# START OF DATASET CONTENT
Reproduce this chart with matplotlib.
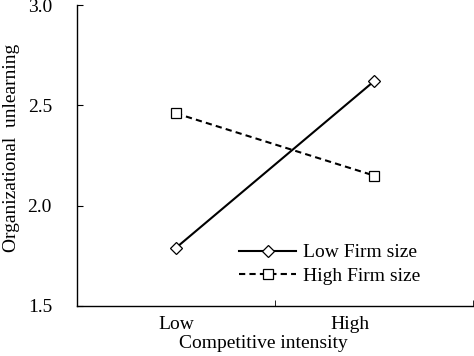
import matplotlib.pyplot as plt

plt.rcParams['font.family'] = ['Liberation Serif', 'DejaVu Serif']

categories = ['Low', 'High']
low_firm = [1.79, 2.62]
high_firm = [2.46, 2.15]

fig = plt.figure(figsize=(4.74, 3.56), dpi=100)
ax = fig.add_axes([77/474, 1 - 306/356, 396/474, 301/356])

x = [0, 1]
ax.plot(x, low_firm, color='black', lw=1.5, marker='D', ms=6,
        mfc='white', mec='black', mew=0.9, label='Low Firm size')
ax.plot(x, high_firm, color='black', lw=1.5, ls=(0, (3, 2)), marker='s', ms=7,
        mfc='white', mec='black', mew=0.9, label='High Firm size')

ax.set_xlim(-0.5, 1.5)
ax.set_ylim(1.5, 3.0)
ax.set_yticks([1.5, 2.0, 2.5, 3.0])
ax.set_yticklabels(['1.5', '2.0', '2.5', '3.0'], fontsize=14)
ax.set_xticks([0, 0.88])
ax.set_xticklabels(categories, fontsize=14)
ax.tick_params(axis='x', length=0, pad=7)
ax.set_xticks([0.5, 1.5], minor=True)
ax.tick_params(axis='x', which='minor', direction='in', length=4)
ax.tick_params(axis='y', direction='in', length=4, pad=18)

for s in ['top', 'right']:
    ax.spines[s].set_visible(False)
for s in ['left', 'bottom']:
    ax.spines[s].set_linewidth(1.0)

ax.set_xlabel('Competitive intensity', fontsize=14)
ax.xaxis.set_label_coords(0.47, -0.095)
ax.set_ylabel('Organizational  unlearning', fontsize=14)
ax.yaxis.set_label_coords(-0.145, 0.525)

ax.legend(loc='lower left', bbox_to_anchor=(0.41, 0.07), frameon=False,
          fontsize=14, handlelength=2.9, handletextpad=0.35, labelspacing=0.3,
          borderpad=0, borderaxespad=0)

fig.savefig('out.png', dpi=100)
# END OF DATASET CONTENT
Make an exact copy of the whole listing, but don't bring over any pictures.

Reproduce this chart with matplotlib.
import matplotlib.pyplot as plt

plt.rcParams['font.family'] = ['Liberation Serif', 'DejaVu Serif']

categories = ['Low', 'High']
low_firm = [1.79, 2.62]
high_firm = [2.46, 2.15]

fig = plt.figure(figsize=(4.74, 3.56), dpi=100)
ax = fig.add_axes([77/474, 1 - 306/356, 396/474, 301/356])

x = [0, 1]
ax.plot(x, low_firm, color='black', lw=1.5, marker='D', ms=6,
        mfc='white', mec='black', mew=0.9, label='Low Firm size')
ax.plot(x, high_firm, color='black', lw=1.5, ls=(0, (3, 2)), marker='s', ms=7,
        mfc='white', mec='black', mew=0.9, label='High Firm size')

ax.set_xlim(-0.5, 1.5)
ax.set_ylim(1.5, 3.0)
ax.set_yticks([1.5, 2.0, 2.5, 3.0])
ax.set_yticklabels(['1.5', '2.0', '2.5', '3.0'], fontsize=14)
ax.set_xticks([0, 0.88])
ax.set_xticklabels(categories, fontsize=14)
ax.tick_params(axis='x', length=0, pad=7)
ax.set_xticks([0.5, 1.5], minor=True)
ax.tick_params(axis='x', which='minor', direction='in', length=4)
ax.tick_params(axis='y', direction='in', length=4, pad=18)

for s in ['top', 'right']:
    ax.spines[s].set_visible(False)
for s in ['left', 'bottom']:
    ax.spines[s].set_linewidth(1.0)

ax.set_xlabel('Competitive intensity', fontsize=14)
ax.xaxis.set_label_coords(0.47, -0.095)
ax.set_ylabel('Organizational  unlearning', fontsize=14)
ax.yaxis.set_label_coords(-0.145, 0.525)

ax.legend(loc='lower left', bbox_to_anchor=(0.41, 0.07), frameon=False,
          fontsize=14, handlelength=2.9, handletextpad=0.35, labelspacing=0.3,
          borderpad=0, borderaxespad=0)

fig.savefig('out.png', dpi=100)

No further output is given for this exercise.